Copy each line that holds "this".

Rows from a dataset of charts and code

********

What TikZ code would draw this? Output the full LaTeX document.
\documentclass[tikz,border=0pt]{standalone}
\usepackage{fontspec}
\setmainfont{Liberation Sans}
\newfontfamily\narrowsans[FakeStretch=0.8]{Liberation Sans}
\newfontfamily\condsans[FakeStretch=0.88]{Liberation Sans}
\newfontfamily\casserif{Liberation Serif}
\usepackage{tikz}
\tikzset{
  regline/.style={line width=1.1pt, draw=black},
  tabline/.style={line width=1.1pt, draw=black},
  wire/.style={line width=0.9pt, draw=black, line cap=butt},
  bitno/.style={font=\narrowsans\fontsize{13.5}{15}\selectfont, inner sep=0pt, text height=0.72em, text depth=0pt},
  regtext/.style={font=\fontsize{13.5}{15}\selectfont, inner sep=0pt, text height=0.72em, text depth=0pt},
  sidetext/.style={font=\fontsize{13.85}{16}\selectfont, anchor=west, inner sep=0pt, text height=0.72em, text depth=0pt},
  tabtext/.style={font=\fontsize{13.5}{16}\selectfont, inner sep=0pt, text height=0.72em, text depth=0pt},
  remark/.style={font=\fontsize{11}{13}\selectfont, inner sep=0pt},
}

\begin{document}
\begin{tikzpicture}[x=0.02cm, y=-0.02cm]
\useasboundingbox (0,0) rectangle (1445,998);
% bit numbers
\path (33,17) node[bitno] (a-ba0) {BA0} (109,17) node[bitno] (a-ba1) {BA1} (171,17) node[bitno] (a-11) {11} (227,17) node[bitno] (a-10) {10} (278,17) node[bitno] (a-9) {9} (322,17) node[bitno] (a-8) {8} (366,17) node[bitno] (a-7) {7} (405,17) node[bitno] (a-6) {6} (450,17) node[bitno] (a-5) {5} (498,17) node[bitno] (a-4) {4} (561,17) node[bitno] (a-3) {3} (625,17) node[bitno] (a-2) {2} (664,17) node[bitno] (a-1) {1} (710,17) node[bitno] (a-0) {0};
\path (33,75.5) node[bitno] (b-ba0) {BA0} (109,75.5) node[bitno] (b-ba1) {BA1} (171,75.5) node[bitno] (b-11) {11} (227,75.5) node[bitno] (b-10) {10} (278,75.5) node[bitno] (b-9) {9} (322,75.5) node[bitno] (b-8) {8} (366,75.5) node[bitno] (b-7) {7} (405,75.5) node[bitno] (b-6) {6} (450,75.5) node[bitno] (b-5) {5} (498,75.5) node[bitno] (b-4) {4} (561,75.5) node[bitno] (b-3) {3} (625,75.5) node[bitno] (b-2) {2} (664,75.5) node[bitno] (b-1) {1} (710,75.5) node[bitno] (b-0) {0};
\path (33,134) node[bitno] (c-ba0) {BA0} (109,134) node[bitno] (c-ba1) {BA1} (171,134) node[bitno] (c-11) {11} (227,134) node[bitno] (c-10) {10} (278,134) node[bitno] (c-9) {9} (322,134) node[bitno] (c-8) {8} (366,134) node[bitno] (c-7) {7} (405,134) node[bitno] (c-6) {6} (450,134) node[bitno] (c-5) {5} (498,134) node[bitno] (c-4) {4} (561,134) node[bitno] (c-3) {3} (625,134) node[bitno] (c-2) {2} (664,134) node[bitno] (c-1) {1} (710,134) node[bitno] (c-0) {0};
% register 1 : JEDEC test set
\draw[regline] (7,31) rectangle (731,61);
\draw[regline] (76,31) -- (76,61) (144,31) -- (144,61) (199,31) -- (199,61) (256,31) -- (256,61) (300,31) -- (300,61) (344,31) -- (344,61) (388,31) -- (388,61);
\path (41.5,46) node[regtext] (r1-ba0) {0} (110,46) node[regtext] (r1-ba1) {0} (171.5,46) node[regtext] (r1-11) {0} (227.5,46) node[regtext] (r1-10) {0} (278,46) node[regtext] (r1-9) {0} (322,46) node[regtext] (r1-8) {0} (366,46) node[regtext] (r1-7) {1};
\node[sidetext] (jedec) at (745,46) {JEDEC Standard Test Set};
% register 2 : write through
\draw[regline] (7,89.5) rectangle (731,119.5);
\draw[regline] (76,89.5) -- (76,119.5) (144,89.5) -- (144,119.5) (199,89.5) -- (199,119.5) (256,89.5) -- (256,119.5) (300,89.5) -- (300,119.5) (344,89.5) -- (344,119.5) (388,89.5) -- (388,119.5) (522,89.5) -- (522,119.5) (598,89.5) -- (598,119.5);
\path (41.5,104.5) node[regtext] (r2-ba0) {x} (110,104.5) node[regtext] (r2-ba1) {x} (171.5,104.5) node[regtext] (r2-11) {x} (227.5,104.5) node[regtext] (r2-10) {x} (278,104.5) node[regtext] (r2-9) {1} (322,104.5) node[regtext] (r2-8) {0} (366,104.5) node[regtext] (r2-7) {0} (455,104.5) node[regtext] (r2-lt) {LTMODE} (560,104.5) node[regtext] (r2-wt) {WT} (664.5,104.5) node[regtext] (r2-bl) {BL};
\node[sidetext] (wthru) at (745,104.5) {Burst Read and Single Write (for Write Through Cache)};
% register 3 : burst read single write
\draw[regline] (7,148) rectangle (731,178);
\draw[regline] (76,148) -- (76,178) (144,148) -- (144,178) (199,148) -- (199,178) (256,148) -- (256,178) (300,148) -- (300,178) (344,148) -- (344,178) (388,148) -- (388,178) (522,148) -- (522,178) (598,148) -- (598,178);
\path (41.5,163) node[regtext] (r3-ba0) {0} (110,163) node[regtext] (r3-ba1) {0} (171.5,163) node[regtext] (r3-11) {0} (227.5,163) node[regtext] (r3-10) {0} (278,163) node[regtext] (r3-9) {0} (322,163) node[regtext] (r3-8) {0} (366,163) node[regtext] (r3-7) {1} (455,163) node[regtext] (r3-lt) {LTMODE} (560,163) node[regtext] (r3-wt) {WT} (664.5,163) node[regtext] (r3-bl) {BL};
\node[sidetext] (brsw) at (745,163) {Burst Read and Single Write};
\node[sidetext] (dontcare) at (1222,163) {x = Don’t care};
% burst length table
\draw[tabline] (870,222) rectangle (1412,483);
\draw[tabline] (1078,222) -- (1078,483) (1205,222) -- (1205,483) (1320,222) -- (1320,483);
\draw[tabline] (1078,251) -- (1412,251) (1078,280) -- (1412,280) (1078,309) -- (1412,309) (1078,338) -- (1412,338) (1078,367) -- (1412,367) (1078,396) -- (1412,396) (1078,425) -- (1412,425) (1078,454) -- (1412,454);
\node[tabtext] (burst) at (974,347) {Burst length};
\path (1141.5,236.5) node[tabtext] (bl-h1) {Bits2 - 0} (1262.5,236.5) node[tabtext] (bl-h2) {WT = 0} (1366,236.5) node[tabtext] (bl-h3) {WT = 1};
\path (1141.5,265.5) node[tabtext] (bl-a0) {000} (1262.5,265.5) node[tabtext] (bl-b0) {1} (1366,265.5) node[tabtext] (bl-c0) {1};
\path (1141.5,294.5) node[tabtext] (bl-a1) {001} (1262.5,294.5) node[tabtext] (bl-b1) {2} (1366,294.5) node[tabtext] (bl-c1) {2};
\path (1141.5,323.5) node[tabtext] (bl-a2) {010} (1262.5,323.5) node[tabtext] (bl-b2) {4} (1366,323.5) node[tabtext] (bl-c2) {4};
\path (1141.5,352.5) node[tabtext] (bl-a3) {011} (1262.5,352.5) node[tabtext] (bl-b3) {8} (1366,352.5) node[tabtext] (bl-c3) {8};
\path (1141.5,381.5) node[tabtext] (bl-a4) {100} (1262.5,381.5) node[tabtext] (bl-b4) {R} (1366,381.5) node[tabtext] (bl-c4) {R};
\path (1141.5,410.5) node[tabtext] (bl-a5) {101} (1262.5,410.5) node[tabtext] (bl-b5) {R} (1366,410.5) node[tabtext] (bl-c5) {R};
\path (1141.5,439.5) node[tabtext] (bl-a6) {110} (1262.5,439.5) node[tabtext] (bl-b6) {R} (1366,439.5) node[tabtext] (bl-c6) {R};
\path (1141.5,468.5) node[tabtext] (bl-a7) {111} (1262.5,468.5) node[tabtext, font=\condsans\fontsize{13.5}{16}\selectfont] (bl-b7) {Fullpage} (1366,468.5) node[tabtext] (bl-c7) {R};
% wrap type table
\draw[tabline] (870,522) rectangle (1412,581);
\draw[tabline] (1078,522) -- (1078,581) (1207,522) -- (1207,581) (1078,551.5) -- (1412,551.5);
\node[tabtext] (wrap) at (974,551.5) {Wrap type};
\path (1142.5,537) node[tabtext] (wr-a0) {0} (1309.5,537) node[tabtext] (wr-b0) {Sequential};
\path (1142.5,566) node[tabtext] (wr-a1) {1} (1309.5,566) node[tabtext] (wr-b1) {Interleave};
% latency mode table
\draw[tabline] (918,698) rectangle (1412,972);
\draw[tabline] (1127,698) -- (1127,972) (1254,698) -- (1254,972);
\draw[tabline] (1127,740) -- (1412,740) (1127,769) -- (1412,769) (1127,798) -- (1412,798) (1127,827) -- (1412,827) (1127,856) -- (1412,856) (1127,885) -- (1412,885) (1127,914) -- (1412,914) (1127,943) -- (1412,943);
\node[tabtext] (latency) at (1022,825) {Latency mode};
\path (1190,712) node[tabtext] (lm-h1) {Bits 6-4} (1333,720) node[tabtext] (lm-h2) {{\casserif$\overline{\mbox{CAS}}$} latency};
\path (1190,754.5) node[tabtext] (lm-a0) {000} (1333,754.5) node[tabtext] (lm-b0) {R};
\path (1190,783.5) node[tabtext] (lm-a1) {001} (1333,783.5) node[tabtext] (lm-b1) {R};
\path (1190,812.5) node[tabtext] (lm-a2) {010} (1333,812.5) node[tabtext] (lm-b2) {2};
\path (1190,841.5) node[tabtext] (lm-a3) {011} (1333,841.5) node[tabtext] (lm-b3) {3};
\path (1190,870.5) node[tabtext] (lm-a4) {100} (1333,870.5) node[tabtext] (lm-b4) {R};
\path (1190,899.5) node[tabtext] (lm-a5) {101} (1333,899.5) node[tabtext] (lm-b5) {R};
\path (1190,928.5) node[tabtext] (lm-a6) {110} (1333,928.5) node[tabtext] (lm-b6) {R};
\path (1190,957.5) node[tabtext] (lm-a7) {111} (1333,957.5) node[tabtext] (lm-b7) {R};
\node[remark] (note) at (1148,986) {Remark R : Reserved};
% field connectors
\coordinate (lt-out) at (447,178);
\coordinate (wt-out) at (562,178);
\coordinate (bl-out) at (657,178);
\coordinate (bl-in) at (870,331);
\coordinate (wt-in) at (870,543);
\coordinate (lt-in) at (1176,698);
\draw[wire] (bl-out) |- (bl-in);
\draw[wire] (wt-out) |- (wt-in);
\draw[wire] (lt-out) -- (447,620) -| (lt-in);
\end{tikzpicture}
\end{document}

********

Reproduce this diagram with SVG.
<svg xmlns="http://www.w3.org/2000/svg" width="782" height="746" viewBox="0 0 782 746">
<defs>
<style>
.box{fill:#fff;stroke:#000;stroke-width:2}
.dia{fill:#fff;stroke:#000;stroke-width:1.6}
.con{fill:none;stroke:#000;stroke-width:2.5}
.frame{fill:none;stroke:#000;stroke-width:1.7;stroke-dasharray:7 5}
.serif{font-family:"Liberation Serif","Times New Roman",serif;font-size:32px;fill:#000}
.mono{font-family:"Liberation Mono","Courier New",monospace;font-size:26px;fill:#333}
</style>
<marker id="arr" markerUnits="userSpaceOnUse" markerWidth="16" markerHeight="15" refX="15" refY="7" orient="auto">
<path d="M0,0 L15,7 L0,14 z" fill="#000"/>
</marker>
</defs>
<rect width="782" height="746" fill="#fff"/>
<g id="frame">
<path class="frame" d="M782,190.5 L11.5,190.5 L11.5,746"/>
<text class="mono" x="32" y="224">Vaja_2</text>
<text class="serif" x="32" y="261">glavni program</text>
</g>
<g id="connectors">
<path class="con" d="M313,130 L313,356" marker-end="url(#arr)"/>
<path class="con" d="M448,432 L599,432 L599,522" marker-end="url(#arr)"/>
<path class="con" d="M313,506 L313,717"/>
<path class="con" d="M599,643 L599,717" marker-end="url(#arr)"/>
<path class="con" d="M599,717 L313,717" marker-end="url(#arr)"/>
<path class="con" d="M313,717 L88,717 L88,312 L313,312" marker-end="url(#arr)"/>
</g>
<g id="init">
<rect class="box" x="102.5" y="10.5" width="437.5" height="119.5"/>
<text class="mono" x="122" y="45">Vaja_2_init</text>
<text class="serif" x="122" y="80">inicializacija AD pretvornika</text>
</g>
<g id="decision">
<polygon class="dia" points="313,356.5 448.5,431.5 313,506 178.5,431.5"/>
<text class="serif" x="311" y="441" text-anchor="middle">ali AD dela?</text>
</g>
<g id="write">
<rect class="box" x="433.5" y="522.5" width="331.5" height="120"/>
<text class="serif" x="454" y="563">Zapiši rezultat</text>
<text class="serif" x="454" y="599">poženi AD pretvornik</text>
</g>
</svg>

********

▶ [Correct answer]:
What TikZ code would draw this? Output the full LaTeX document.
Reproduce this diagram with SVG.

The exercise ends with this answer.